# [CHALLENGE]
The copy must start at the line that contains "Recreate this image" and finish at the line that contains "minimum width=250pt, minimum", reproducing each line exactly. Any picture in that span is omitted.

# [SOURCE RECORDS]
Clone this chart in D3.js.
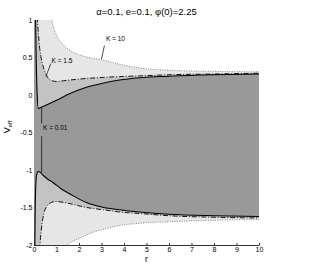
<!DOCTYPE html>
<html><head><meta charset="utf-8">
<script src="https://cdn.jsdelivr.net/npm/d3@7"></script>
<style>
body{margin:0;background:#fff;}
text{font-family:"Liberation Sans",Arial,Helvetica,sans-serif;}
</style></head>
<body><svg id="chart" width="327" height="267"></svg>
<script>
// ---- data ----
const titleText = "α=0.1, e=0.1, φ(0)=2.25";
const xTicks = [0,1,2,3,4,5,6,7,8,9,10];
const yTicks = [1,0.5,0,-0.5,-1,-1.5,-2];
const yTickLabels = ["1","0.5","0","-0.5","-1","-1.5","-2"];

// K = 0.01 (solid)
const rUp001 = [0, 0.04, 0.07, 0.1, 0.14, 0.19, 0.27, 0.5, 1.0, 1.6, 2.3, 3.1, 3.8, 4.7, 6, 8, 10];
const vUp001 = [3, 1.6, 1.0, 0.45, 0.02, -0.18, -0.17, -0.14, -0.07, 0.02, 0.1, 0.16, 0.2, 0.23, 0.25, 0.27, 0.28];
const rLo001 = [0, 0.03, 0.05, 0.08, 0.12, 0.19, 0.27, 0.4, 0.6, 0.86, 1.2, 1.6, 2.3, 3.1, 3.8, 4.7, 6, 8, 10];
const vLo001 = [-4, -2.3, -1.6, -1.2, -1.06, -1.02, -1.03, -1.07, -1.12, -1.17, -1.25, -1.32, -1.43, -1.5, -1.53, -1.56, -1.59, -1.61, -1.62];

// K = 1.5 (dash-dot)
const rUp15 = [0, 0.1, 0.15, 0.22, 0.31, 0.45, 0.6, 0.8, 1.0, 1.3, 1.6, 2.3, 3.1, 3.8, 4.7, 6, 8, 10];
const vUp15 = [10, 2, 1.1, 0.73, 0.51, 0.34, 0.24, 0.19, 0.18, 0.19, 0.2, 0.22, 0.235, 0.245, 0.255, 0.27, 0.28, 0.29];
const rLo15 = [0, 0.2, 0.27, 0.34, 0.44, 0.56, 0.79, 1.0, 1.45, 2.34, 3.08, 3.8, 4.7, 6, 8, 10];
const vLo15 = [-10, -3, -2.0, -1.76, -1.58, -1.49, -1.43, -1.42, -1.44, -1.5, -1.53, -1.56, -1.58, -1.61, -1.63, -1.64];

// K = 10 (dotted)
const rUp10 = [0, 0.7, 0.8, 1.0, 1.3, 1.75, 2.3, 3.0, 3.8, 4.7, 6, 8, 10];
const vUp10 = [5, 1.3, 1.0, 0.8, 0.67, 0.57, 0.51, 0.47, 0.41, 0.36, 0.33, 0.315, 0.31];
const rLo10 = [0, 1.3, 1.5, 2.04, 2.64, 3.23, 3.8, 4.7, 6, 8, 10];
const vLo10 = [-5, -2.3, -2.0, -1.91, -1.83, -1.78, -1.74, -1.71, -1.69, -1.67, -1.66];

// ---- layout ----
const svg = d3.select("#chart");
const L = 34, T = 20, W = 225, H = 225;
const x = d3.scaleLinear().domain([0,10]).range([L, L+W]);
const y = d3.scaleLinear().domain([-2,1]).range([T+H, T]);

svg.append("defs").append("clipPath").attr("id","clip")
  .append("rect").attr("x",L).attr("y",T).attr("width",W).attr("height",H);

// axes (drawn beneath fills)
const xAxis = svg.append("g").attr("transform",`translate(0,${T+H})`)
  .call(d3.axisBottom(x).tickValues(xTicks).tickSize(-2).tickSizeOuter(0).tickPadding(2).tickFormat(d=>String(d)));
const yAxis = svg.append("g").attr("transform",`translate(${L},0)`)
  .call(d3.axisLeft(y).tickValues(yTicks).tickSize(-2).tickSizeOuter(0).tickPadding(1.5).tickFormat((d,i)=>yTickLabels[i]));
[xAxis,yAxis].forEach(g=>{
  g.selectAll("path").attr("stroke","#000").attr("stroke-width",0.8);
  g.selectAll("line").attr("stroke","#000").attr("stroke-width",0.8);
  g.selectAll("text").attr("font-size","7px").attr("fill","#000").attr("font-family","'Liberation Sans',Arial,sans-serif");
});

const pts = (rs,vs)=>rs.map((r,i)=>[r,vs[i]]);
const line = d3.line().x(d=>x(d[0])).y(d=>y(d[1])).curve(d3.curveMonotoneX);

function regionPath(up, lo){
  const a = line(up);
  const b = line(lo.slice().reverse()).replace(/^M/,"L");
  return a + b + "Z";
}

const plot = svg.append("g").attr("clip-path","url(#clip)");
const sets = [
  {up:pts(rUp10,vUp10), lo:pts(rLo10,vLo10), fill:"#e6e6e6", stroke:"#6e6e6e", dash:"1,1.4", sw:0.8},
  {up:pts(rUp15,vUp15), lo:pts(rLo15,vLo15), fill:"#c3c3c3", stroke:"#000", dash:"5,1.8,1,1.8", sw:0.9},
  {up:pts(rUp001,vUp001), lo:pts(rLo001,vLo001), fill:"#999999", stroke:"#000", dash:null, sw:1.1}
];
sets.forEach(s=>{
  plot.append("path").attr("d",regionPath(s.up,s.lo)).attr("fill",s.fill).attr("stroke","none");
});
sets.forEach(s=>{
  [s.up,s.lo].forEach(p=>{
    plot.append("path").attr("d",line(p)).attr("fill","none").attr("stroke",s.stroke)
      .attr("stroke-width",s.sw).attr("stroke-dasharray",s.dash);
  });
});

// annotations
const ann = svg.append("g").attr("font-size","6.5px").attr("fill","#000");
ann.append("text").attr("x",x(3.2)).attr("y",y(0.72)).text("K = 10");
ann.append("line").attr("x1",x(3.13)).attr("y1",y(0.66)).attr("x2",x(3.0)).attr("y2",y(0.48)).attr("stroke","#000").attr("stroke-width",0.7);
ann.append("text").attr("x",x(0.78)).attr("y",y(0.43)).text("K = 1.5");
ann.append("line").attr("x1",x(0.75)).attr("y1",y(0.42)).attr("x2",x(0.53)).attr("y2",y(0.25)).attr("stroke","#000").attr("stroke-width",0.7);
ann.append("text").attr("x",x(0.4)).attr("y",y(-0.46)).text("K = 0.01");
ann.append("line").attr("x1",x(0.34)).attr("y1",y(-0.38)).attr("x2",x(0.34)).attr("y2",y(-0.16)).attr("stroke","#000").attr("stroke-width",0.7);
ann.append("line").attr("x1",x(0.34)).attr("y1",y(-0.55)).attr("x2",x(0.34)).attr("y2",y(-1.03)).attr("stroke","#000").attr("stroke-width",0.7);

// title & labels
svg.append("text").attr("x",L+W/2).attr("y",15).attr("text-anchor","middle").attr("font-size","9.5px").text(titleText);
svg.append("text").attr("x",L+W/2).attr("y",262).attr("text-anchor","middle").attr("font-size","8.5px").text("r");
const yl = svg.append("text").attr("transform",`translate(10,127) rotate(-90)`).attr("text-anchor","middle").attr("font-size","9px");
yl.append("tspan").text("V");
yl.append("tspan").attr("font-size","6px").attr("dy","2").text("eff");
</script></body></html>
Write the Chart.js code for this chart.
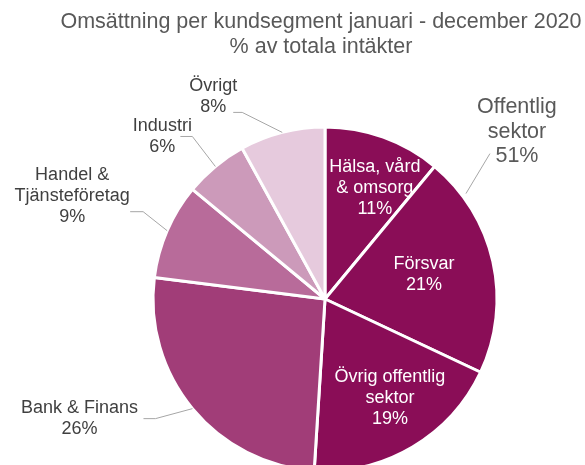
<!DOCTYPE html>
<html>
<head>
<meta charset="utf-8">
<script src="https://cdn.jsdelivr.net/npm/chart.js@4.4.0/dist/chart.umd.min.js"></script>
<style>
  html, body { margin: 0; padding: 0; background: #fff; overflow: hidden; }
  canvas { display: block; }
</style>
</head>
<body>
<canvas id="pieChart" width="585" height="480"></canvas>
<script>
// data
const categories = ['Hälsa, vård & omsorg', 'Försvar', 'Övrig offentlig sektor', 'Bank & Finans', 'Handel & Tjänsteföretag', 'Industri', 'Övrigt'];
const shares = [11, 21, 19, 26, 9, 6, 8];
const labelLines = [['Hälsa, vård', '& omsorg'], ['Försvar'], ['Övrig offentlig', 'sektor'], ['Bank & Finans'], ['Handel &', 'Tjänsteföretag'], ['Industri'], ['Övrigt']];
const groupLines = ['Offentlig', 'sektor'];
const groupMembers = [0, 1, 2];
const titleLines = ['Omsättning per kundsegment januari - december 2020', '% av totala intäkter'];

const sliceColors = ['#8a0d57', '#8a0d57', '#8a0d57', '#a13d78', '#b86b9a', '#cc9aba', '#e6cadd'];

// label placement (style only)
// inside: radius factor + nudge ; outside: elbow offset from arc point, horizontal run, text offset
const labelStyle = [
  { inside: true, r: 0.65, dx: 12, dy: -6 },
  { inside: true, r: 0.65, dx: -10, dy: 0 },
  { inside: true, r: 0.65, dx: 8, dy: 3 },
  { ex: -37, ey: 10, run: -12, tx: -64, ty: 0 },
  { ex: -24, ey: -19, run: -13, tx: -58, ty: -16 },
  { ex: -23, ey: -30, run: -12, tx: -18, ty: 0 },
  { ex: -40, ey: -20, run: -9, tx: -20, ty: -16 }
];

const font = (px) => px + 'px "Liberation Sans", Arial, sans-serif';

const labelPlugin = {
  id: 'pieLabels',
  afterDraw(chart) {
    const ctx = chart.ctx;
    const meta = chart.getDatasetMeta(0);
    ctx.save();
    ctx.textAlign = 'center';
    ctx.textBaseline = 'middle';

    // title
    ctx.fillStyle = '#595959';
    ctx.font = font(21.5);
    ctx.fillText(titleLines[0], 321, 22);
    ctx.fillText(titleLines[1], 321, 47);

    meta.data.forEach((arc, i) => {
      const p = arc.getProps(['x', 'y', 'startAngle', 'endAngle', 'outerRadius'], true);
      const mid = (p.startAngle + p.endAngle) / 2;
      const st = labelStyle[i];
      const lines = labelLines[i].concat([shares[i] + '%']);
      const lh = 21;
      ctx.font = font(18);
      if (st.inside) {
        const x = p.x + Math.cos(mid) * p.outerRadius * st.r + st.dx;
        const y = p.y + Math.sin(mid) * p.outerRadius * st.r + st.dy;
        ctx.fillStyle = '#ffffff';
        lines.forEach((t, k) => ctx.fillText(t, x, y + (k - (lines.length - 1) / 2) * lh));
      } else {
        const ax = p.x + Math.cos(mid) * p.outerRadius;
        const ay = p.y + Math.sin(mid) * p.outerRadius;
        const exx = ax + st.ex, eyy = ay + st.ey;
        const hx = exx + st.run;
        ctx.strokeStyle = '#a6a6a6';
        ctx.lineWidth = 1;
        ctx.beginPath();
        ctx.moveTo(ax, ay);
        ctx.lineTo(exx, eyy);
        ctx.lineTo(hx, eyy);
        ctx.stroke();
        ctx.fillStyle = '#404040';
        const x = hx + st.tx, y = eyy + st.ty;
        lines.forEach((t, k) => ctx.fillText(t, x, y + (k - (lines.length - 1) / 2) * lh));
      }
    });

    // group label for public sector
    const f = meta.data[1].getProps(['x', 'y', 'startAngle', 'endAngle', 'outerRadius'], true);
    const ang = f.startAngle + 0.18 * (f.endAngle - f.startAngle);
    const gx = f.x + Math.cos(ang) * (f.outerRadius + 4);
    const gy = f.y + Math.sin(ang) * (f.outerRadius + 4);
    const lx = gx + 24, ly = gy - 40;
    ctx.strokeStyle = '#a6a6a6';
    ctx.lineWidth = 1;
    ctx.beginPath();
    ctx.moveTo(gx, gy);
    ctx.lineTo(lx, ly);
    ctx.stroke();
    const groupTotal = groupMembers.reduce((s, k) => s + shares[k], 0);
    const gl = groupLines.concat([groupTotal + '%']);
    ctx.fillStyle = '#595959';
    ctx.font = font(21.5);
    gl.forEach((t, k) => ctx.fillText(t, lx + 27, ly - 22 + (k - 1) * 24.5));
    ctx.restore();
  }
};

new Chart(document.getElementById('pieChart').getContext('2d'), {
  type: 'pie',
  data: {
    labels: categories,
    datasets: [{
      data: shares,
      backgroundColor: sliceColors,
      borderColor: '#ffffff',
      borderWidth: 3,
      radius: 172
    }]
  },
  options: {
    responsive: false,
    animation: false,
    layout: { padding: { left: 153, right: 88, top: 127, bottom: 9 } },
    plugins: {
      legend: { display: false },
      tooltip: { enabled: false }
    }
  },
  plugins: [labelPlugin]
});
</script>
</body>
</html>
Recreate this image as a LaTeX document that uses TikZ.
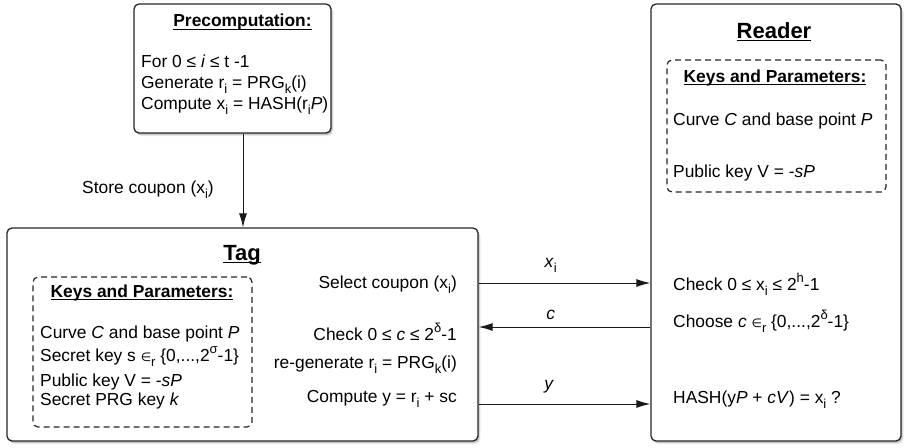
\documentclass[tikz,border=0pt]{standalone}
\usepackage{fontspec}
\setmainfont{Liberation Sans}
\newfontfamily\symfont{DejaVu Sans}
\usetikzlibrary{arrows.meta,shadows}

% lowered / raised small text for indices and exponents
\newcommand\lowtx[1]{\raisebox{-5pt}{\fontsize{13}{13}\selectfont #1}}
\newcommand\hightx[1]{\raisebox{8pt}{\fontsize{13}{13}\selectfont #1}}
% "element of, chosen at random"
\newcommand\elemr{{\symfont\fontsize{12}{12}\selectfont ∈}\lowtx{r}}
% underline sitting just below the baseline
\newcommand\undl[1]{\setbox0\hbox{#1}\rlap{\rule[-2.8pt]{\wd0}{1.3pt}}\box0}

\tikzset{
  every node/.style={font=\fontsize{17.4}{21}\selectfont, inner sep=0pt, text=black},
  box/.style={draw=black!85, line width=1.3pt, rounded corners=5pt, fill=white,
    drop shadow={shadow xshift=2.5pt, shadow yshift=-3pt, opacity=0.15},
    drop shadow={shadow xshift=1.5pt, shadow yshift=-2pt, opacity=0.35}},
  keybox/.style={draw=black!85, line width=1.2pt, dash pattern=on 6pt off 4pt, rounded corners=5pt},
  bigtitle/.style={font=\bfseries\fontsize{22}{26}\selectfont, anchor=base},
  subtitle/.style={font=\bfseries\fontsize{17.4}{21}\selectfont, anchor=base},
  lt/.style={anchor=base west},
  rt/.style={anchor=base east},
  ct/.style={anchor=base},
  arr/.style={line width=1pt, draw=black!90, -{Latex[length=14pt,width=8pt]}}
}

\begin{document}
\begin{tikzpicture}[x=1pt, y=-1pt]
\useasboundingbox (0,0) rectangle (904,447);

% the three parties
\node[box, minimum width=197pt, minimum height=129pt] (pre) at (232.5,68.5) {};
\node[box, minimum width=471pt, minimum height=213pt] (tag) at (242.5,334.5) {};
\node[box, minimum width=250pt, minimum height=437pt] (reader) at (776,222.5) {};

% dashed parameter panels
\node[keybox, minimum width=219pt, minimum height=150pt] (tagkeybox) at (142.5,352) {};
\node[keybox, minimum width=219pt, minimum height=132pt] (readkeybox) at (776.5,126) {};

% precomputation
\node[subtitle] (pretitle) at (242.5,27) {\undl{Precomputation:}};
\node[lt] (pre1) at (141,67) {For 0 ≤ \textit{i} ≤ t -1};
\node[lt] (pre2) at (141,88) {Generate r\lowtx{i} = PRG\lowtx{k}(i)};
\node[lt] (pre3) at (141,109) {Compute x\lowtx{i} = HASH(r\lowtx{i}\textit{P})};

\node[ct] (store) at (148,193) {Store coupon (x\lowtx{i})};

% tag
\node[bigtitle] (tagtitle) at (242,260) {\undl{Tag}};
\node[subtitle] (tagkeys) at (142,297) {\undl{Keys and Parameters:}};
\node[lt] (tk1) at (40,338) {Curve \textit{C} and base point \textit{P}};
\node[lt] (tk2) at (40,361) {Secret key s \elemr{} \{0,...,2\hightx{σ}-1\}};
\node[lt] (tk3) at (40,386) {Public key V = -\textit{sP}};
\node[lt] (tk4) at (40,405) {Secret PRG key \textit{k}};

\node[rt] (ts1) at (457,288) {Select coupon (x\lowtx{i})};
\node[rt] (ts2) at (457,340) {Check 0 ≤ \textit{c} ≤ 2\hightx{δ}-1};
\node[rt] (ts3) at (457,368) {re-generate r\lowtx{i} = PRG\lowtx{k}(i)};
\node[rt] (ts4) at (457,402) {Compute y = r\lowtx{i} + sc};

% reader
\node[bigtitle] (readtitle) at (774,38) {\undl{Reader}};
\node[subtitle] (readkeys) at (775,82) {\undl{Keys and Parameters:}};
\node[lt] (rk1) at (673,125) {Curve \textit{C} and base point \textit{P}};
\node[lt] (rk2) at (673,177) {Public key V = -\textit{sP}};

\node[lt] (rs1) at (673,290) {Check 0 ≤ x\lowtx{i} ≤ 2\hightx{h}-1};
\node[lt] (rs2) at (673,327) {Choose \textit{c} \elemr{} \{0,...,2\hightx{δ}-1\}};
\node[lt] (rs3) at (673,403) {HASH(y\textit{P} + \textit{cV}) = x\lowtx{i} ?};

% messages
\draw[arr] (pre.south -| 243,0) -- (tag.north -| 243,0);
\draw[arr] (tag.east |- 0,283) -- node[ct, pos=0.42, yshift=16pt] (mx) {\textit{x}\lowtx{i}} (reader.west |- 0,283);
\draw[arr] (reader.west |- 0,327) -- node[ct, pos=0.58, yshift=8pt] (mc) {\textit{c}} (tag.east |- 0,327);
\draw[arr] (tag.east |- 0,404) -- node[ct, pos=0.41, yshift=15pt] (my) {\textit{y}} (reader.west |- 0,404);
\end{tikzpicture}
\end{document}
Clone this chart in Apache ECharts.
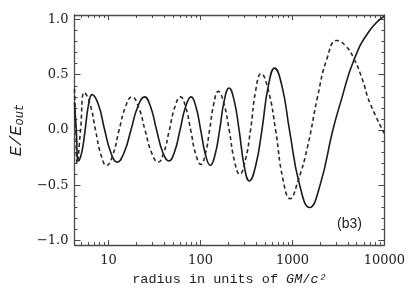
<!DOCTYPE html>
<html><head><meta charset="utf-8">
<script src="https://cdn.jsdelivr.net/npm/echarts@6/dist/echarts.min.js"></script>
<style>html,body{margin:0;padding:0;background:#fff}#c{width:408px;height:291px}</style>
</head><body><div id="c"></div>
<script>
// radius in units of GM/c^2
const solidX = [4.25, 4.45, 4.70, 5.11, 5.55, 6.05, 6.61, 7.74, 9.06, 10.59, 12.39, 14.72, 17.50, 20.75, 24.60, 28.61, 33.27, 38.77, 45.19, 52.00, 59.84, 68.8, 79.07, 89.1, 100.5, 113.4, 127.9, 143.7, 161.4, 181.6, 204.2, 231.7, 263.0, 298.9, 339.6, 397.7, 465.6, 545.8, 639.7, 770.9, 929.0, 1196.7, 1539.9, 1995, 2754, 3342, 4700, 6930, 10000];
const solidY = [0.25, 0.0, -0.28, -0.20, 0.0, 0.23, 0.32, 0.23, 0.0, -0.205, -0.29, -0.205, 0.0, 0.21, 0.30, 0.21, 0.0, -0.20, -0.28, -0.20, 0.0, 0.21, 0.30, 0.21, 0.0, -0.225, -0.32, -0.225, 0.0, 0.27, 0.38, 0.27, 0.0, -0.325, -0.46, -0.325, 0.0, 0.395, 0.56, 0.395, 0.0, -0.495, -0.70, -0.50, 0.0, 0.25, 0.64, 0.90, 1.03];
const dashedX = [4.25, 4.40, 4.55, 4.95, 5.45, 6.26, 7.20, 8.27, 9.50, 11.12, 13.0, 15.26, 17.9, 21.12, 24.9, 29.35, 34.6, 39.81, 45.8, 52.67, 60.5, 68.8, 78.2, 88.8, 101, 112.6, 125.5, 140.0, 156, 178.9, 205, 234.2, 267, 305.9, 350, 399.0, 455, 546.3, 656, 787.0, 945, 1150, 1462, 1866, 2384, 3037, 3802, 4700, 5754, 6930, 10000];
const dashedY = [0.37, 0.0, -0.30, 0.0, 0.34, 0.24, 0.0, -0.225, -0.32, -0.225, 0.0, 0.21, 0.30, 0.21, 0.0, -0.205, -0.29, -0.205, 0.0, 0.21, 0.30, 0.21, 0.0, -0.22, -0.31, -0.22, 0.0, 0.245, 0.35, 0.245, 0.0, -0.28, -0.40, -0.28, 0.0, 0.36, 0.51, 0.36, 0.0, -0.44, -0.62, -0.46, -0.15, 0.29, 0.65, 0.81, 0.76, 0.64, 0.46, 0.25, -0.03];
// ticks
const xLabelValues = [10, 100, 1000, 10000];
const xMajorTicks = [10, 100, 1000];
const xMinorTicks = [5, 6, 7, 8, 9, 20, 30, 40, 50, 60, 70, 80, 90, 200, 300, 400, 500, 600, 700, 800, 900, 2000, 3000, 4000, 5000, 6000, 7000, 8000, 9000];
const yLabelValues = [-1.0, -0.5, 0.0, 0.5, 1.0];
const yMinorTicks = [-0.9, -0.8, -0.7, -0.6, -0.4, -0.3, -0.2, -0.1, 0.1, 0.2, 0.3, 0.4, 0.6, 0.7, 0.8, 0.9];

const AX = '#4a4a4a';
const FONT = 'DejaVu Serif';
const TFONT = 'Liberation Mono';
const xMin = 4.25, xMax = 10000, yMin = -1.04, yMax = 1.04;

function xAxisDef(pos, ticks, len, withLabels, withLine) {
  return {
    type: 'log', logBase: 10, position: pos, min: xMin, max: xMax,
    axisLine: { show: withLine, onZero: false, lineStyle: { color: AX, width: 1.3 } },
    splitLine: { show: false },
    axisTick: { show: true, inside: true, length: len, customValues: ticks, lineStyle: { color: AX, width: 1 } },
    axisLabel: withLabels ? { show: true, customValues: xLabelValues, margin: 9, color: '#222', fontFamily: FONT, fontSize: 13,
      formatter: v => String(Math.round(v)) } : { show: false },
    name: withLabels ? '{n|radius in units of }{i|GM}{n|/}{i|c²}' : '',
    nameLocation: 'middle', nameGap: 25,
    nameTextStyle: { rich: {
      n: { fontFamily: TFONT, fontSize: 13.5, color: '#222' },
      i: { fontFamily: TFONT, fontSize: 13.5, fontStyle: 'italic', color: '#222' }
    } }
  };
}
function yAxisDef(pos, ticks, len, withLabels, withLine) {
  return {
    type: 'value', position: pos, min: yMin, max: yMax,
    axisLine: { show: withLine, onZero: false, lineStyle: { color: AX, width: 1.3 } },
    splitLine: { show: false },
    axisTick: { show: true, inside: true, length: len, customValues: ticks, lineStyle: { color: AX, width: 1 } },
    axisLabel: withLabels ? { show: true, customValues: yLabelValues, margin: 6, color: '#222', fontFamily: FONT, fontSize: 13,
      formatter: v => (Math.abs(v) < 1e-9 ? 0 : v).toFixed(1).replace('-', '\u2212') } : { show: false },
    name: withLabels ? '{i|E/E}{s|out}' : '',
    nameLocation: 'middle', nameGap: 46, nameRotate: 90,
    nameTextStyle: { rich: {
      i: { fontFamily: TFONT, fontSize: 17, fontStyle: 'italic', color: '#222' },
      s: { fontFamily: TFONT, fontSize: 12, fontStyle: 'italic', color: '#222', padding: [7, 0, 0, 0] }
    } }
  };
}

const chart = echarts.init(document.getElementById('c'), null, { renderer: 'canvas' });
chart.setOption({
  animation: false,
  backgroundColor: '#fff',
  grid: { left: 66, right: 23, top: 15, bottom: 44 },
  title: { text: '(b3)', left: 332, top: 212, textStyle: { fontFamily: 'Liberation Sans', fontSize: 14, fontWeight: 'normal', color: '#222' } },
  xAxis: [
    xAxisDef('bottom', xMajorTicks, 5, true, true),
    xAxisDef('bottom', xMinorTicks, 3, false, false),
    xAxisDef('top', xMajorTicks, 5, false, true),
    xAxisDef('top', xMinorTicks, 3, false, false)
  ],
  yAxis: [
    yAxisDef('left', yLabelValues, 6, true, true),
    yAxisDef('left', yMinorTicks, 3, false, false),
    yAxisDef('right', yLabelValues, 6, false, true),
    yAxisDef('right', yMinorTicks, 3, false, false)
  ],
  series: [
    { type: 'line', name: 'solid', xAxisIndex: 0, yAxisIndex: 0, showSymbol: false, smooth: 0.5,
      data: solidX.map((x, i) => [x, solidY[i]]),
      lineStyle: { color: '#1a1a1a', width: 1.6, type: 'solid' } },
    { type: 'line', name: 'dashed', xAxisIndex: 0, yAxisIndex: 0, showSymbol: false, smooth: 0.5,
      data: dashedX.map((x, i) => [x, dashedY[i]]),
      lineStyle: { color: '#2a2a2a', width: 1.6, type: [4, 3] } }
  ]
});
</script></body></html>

# [SOLUTION TO THE PROBLEM]
Recreate this image as a LaTeX document that uses TikZ.
\documentclass[tikz,border=0pt]{standalone}
\usepackage{fontspec}
\setmainfont{Liberation Sans}
\newfontfamily\symfont{DejaVu Sans}
\usetikzlibrary{arrows.meta,shadows}

% lowered / raised small text for indices and exponents
\newcommand\lowtx[1]{\raisebox{-5pt}{\fontsize{13}{13}\selectfont #1}}
\newcommand\hightx[1]{\raisebox{8pt}{\fontsize{13}{13}\selectfont #1}}
% "element of, chosen at random"
\newcommand\elemr{{\symfont\fontsize{12}{12}\selectfont ∈}\lowtx{r}}
% underline sitting just below the baseline
\newcommand\undl[1]{\setbox0\hbox{#1}\rlap{\rule[-2.8pt]{\wd0}{1.3pt}}\box0}

\tikzset{
  every node/.style={font=\fontsize{17.4}{21}\selectfont, inner sep=0pt, text=black},
  box/.style={draw=black!85, line width=1.3pt, rounded corners=5pt, fill=white,
    drop shadow={shadow xshift=2.5pt, shadow yshift=-3pt, opacity=0.15},
    drop shadow={shadow xshift=1.5pt, shadow yshift=-2pt, opacity=0.35}},
  keybox/.style={draw=black!85, line width=1.2pt, dash pattern=on 6pt off 4pt, rounded corners=5pt},
  bigtitle/.style={font=\bfseries\fontsize{22}{26}\selectfont, anchor=base},
  subtitle/.style={font=\bfseries\fontsize{17.4}{21}\selectfont, anchor=base},
  lt/.style={anchor=base west},
  rt/.style={anchor=base east},
  ct/.style={anchor=base},
  arr/.style={line width=1pt, draw=black!90, -{Latex[length=14pt,width=8pt]}}
}

\begin{document}
\begin{tikzpicture}[x=1pt, y=-1pt]
\useasboundingbox (0,0) rectangle (904,447);

% the three parties
\node[box, minimum width=197pt, minimum height=129pt] (pre) at (232.5,68.5) {};
\node[box, minimum width=471pt, minimum height=213pt] (tag) at (242.5,334.5) {};
\node[box, minimum width=250pt, minimum height=437pt] (reader) at (776,222.5) {};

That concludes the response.